Jamdani
Contributed by
Tasleema
Tasleema
"Every woman would have it in her trousseau, handed down from mothers and grandmothers. I started researching it and realised how much the story of Jamdani is connected to why Bangladeshis are perhaps actually here in this country."
0:000:00
Transcript
0:06
Jamdani, it's synonymous with the Bengali feminine identity. Every woman would have it in her trousseau, handed down from mothers and grandmothers. I started researching it and realized how much the story of jamdani is connected to why Bangladeshis are perhaps actually here in this country.
0:31
In the original weaving of muslin and jamdani, you get the synergy between two faiths. The, the Muslim weaver, the Persian weavers that came with the Mughal courts, sitting side by side with the Hindu weaver.
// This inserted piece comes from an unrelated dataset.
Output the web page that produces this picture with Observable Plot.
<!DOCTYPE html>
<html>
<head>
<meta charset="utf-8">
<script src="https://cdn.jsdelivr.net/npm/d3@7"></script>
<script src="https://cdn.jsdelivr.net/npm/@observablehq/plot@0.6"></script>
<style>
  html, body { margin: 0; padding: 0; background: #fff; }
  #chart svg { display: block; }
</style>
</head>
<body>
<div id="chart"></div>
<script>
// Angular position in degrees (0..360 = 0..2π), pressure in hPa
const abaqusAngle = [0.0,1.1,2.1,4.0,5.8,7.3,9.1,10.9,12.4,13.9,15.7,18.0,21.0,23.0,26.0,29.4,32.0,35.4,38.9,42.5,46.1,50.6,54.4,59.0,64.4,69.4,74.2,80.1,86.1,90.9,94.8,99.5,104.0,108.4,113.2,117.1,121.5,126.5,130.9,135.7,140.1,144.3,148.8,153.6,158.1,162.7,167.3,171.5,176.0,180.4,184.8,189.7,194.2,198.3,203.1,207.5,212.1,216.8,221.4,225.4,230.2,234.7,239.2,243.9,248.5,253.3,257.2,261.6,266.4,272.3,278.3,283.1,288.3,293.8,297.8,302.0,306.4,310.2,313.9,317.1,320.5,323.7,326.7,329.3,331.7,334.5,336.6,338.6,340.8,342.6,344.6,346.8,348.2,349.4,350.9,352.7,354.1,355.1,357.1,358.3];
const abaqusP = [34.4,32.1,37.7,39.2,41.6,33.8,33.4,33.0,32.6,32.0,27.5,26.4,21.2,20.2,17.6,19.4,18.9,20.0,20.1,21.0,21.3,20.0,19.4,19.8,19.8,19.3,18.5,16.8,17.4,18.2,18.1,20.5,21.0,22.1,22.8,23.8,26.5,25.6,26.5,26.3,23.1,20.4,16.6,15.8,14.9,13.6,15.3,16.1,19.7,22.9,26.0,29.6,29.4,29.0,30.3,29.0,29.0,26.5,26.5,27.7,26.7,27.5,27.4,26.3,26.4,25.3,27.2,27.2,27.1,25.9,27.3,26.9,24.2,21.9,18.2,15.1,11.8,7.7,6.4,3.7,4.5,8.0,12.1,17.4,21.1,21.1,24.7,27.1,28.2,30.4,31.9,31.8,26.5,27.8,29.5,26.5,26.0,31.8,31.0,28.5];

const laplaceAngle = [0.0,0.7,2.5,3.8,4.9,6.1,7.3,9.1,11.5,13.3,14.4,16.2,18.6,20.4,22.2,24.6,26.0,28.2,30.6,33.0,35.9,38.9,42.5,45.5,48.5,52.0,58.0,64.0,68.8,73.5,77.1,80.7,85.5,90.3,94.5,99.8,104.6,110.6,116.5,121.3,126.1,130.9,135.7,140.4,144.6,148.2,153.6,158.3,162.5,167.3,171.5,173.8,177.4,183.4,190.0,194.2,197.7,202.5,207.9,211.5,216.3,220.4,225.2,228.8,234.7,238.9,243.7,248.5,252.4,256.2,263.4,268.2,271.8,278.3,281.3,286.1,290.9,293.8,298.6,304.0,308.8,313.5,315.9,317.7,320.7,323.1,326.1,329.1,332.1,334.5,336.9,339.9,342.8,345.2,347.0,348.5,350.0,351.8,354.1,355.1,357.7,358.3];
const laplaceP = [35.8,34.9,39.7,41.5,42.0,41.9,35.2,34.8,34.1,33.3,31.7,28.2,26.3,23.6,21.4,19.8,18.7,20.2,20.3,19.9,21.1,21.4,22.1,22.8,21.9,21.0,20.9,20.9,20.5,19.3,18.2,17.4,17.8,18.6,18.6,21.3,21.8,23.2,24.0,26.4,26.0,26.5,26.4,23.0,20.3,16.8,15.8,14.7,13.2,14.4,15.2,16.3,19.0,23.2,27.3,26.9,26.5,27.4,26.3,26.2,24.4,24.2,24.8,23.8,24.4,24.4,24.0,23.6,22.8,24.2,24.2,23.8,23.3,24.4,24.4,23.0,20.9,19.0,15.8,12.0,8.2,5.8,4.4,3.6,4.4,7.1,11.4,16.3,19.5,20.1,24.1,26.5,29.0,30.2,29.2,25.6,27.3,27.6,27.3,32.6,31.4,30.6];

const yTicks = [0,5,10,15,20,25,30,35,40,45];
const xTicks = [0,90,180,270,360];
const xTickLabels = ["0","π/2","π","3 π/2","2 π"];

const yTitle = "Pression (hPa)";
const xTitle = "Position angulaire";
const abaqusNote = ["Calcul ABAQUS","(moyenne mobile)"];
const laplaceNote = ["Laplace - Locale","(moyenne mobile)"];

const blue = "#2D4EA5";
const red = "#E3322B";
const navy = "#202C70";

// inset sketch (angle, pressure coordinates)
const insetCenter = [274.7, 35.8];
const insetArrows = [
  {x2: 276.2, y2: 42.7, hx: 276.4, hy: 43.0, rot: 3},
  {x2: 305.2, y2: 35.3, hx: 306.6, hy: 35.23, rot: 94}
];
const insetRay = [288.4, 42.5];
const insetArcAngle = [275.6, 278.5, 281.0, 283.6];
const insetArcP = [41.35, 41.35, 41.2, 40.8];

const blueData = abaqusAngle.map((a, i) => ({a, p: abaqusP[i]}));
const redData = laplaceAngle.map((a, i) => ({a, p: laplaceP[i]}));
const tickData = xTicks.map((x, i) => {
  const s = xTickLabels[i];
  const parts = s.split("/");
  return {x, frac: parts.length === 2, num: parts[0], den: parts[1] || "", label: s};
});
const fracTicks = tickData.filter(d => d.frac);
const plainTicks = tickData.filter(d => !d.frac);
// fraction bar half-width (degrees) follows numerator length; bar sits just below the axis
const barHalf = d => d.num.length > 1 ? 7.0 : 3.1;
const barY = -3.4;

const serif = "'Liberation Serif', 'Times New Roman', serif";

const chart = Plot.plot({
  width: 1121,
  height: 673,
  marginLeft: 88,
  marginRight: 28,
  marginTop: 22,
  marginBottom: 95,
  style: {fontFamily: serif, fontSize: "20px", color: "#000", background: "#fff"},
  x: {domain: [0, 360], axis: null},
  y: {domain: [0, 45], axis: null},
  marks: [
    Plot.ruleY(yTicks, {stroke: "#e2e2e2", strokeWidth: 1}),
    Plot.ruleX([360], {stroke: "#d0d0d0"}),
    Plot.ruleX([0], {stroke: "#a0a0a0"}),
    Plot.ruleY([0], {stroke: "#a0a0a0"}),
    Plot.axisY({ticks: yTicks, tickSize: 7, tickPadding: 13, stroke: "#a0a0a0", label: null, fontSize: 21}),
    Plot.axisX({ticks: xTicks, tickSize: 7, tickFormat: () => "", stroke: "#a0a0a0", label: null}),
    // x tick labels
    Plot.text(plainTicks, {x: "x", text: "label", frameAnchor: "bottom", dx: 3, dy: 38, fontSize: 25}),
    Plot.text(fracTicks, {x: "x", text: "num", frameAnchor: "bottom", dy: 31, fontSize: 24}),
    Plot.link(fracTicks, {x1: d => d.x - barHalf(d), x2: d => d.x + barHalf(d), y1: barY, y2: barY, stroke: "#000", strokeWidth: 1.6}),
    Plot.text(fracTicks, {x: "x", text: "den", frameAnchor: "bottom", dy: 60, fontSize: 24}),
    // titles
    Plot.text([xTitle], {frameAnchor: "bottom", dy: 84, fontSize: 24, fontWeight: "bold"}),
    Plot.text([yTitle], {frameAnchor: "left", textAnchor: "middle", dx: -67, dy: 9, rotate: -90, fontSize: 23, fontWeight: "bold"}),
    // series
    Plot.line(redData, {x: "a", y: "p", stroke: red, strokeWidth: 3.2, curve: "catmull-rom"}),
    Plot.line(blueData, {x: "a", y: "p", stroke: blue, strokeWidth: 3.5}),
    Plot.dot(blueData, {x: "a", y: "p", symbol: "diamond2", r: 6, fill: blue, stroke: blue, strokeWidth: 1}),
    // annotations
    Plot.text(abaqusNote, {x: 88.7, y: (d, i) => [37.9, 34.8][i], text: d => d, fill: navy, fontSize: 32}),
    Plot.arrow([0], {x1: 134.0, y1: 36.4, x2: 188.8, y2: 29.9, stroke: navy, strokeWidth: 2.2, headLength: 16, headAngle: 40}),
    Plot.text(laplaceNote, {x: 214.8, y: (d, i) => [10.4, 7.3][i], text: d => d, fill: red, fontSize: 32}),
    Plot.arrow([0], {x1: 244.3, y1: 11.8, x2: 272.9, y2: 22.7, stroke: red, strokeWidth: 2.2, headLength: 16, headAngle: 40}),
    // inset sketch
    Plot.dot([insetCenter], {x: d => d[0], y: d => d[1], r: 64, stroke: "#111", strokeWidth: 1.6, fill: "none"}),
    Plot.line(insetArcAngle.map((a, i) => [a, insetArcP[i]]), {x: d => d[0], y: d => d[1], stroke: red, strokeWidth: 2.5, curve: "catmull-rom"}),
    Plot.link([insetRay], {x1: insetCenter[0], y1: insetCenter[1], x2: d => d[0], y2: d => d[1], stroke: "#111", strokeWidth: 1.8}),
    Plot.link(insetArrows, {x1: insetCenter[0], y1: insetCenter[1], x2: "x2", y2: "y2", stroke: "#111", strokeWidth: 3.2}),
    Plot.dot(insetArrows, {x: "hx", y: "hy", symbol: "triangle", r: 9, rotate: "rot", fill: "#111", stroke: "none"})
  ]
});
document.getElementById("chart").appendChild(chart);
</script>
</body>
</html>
You would not get muslin without the Brahmin weaver, and you wouldn't get the motifs without the Muslim weaver.
0:53
So, it's a very interesting marriage of sacred crafts. They were all women, perhaps very young in age, and they would have had very nimble fingers, creating this illustrious fabric, so delicate that it was actually given the term "woven air," yet it's cotton. So, it's changed a lot now, obviously with the geopolitical changes.
1:18
It's mainly men who weave now, but it's not the pairing of the Hindu and the Muslim weaver. You could hear the cackle of laughter of people around, but inside the room, there's no sound of machinery. The men were completely silent. And then they have this mathematical poem, and as they speak to each other in this rhythmic rhyming couplets, they know what design and when to start weaving in the motifs into the fabric. It's fascinating witnessing this.
1:52
So, I designed some motifs under the banner of Symbols of Power, and I worked with two weavers, Rajan and Jahangir, from the weaving community near an ancient UNESCO heritage site. The mantra that I use in order to come up with new designs is that ‘tradition is new ways of doing old things’.
2:14
With that in mind, I tried to take the historic motifs and connect it with what would really catch the attention of the modern Bengali woman, the, the new empowered youth, uh, particularly in light of the, the recent changes in Bangladesh's geopolitics. What would capture their attention to make it a sustainable, trendy, cool thing to have, as well as something that's part of our heritage?
2:41
The tiger stripes, the trio of the Buddhist circles known as Chintamani, the tulip with the yin-yang symbol inside.
2:51
These together, it evokes a sense of harmony. You cannot have power that is unchecked by balance, and that's what those symbols mean. The motifs I've chosen appear in Rickshaw art that come from the folk culture with that historical link to the great Mughals and the Ottomans and the Turkish sultans that brought the craft there.
3:16
We know through the East India Company records that the muslin industry, the textile industry was destroyed on purpose in order to protect British textile businesses here. And I feel that discovering jamdani and its enduring legacy, although it's mutated and become something similar to the, to the past but not quite the same, I think that perhaps connects on a deeper level with the whole history of South Asian migrants who have come to this country, made a home here.
3:50
And particularly perhaps my own personal story of how I grew up here and how my parents, how they struggled and made as much of a success of it as they could. It's also the story of jamdani. I, I see that parallel, that we take different pathways, but we're still here. And, you know, the recent sort of disturbances that we've had, it's really made one think about one's identity and sense of belonging and, you know, growing up between two cultures.
4:22
I think working with jamdani roots me. It gives me a foundation. It's about celebrating that resilience, and I think this sense of belonging. Jamdani is something that I can take ownership of as part of my heritage.